Periodic families in the homology of $GL_n(F_2)$
Kelly Wang
TL;DR
This work proves that the slope $\lambda=\frac{2}{3}$ in homological stability for $GL_n(\mathbb{F}_2)$ with $\mathbb{F}_2$-coefficients is optimal by constructing infinite families of nonzero classes lying on lines $d=\tfrac{2}{3}n+\mu$. It develops and exploits a stability Hopf algebra perspective to propagate stability data from $GL_n(\mathbb{F}_2)$ to $GL_n(\mathbb{Z})$ and $Aut(F_n)$, establishing that the same slope bounds hold and are optimal in those settings as well. The approach identifies a truncated detector via a map to the dual Steenrod algebra $A(1)_*$ and computes the stability Hopf algebra $\Delta_{\mathrm{CGL}(\mathbb{F}_2)}$ up to grading $5$, revealing a $(12,8)$-periodic structure after quotienting by $\sigma$. These constructions yield explicit periodic families, deduce vanishing line bounds for relative and absolute homology, and provide a practical framework for calculating stability Hopf algebras over $\mathbb{F}_2$, with applications to $GL_n(\mathscr{O})$ and $Aut(F_n)$ via the RW25 machinery.
Abstract
We construct infinite families of nonzero classes in $H_d(GL_n(F_2);F_2)$ along lines of the form $d =\frac{2}{3}n +$(constant), thereby showing that the known slope $\frac{2}{3}$-stability for these homology groups are optimal.

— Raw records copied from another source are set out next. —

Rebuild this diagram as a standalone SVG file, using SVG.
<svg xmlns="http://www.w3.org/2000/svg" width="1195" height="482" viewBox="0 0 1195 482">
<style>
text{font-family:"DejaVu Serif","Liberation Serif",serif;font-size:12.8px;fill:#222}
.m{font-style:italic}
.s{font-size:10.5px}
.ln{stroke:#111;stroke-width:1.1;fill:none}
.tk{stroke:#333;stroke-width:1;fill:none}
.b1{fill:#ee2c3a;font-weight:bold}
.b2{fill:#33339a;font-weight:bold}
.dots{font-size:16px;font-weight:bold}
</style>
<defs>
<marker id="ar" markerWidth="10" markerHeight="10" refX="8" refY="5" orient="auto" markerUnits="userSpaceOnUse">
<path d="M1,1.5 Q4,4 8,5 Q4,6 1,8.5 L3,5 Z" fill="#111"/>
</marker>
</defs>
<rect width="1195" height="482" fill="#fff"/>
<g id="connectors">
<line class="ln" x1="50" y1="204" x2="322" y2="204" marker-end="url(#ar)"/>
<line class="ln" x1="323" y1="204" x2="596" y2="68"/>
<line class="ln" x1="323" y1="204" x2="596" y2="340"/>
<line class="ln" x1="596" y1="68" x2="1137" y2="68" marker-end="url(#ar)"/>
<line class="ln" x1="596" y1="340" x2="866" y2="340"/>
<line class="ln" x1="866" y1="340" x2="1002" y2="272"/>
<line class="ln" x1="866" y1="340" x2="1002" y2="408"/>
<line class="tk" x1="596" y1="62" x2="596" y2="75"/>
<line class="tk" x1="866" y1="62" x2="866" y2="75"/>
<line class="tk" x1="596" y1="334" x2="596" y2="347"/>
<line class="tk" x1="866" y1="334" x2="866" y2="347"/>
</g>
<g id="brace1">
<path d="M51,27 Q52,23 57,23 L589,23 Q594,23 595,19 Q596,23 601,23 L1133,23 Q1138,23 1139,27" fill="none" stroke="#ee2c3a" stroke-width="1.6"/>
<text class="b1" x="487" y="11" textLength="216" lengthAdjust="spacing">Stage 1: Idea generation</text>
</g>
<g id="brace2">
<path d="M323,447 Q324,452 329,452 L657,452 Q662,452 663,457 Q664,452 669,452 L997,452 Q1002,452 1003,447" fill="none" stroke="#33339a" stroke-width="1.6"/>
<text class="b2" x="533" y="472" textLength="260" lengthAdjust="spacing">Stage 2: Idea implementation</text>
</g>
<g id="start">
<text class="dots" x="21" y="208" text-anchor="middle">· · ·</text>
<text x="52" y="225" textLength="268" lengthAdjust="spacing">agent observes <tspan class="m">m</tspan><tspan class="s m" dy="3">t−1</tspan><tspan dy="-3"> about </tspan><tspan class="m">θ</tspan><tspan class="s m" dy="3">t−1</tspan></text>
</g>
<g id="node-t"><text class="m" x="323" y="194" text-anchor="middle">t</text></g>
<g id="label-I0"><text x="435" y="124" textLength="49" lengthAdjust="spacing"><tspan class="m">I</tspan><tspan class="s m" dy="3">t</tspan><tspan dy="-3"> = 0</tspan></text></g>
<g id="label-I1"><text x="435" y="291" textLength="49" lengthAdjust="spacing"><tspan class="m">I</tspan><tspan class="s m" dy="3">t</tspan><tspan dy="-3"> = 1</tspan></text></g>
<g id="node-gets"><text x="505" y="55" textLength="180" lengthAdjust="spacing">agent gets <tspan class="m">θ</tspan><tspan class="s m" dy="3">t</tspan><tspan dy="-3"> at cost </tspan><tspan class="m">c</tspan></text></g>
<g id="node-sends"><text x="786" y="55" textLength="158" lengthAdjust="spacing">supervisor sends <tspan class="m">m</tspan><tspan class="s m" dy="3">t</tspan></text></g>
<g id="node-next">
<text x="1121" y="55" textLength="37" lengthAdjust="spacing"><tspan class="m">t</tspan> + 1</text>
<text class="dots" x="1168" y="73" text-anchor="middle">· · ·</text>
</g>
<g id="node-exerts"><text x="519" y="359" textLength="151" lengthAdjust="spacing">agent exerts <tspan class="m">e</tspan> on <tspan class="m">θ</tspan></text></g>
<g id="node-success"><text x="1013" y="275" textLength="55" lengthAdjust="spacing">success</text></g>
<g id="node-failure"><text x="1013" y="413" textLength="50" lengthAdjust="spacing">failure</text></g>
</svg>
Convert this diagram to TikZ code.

Using the new stability Hopf algebra perspective of Randal-Williams, our computations in addition recover the slope-$\frac{2}{3}$ stability for $GL_n(Z)$ with coefficients in $F_2$, improve that for $Aut(F_n)$ to $\frac{2}{3}$, and demonstrate that those slopes are optimal. Perhaps of independent interest, we also provide a manual for computing stability Hopf algebras over $F_2$.